Je ne sais pas. Une chose est sûre cependant : cette identité est un problème. Pour les Israéliens, nous ne sommes pas de véritables citoyens, ils nous considèrent comme une cinquième colonne, une menace. Une incongruité de l’Histoire. Et c’est vrai que nous faisons partie d’un pays dont nous combattons le plus souvent les idées. Un juif de l’Illinois qui n’est jamais sorti des Etats-Unis, comme c’est le cas de mes étudiants aujourd’hui, se sent plus israélien qu’un Arabe qui vit en Israël. Pourtant, je n’ai pas envie de vivre non plus dans mon village natal, Tira. Les villages palestiniens sont dans un état pitoyable, ravagés par le crime. Tira, c’est la maison d’enfance à laquelle je pense avec nostalgie, mais c’est un endroit trop conservateur, patriarcal. Mon écriture et mes engagements m’ont-ils aliéné ce refuge? Aurais-je dû vivre là-bas auprès de mon père et de mes frères? Je retourne ces questions aujourd’hui dans ma tête. Avant, nous étions les « Arabes israéliens », mais Emile Habibi, l’écrivain israélien d’origine arabe, a écrit que c’était un terme humiliant; alors on nous a rebaptisés les citoyens palestiniens d’Israël. Ce ne sont que des mots. L’homme politique Avigdor Lieberman, qui a dit que tous les Arabes infidèles à Israël devraient être décapités à la hache et qui veut nous retirer notre carte d’identité, nous appelle aussi les citoyens palestiniens d’Israël; et dans sa bouche ce n’est pas une marque de respect… D’ailleurs, malgré nos députés à la Knesset, nous n’avons aucun pouvoir dans le gouvernement.

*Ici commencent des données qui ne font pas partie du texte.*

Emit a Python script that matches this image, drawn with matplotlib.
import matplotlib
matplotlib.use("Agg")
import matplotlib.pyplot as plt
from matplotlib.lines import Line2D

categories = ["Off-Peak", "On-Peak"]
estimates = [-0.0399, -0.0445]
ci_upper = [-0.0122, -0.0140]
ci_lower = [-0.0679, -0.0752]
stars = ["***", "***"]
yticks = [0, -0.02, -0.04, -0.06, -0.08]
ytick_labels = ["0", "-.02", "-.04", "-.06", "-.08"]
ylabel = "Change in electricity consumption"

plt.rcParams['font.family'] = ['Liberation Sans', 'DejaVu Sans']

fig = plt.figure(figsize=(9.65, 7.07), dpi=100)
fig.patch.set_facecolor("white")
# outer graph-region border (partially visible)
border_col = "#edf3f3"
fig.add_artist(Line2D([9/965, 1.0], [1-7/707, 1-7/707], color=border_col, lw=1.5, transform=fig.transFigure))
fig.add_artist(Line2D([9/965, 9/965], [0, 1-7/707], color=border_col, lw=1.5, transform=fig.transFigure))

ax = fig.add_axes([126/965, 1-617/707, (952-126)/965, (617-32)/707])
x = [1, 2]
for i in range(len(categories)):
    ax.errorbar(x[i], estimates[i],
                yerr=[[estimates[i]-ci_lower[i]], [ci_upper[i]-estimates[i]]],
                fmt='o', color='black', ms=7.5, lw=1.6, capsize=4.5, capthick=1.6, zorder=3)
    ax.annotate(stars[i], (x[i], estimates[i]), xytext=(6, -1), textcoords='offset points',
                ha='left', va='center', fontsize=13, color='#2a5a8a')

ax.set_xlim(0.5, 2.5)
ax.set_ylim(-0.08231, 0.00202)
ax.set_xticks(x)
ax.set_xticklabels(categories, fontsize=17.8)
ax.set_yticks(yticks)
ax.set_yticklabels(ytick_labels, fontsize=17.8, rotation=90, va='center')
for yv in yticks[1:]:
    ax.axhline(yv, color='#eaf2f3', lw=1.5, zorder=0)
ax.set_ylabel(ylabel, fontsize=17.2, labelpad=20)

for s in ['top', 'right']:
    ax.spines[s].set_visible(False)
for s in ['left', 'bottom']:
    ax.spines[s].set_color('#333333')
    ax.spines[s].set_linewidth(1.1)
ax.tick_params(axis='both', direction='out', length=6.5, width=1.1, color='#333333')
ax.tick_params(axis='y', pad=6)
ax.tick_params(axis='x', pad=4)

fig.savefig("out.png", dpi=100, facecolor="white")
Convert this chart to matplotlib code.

Pourquoi avez-vous choisi d’écrire en hébreu alors que l’arabe est une langue si littéraire?

Difficile à expliquer. J’ai une relation très compliquée à cette langue. C’est la seule dans laquelle je peux m’exprimer correctement. Dès l’âge de 15 ans, j’ai cessé de lire des livres en arabe. Je peux écrire les scénarios de ma série dans les deux langues parce que c’est de l’arabe parlé, mais cela s’arrête là. La première fois que j’ai pénétré dans une bibliothèque, c’était au pensionnat, et les livres étaient tous écrits en hébreu. C’est là que j’ai découvert la littérature. Pourquoi ai-je négligé l’arabe? Peut-être parce que je voulais m’intégrer. Je voulais aussi influencer les Israéliens par mes écrits puisque c’étaient eux qui détenaient le pouvoir. Je voulais faire entendre la voix des Arabes dans la langue des juifs. Mais aujourd’hui et surtout depuis que je vis en exil, je me retrouve prisonnier de l’hébreu ! Je ne suis plus sûr de pouvoir arriver à changer les mentalités des Israéliens, et pourquoi alors m’ exprimerais-je dans leur langue? Je ne pense plus à eux quand j’écris de la fiction, et pourtant ils constituent 80% de mes lecteurs. J’ai perdu la foi. C’est paradoxal de penser que la langue dans laquelle je me sens en sécurité est la langue du sionisme… J’aurais dû apprendre le yiddish! Je n’ai pas de relation charnelle à l’hébreu, c’est une langue assez limitée, bien plus pauvre que l’arabe. Mais l’arabe littéraire n’est pas non plus ma langue, il est très loin du palestinien que je parle. En fait si je m’analyse, le fait d’écrire en hébreu m’a procuré un sentiment de liberté. Je me suis libéré des tabous de l’enfance. Il était plus facile d’écrire à propos de l’alcool, de l’amour et même de Dieu en hébreu. Cela porte moins à conséquence pour moi d’écrire « Elohim » qu’« Allah ». Et sans doute ai-je aussi choisi d’écrire en hébreu pour que Dieu, qui doit être musulman, ne puisse pas me lire. Mais si Dieu est juif, alors je suis foutu

SAYED KASHUA, né en 1975 à Tira, tient une chronique pour « Haaretz », a écrit la série télévisée « Travail d’Arabe » et est l’auteur d’« Et il y eut un matin » et de « la Deuxième Personne ». Les Editions de l’Olivier viennent de republier son premier roman, « Les Arabes dansent aussi ». Nous l’avons rencontré à Paris lors du Festival des Ecrivains du Monde, organisé par l’université Columbia et la BnF.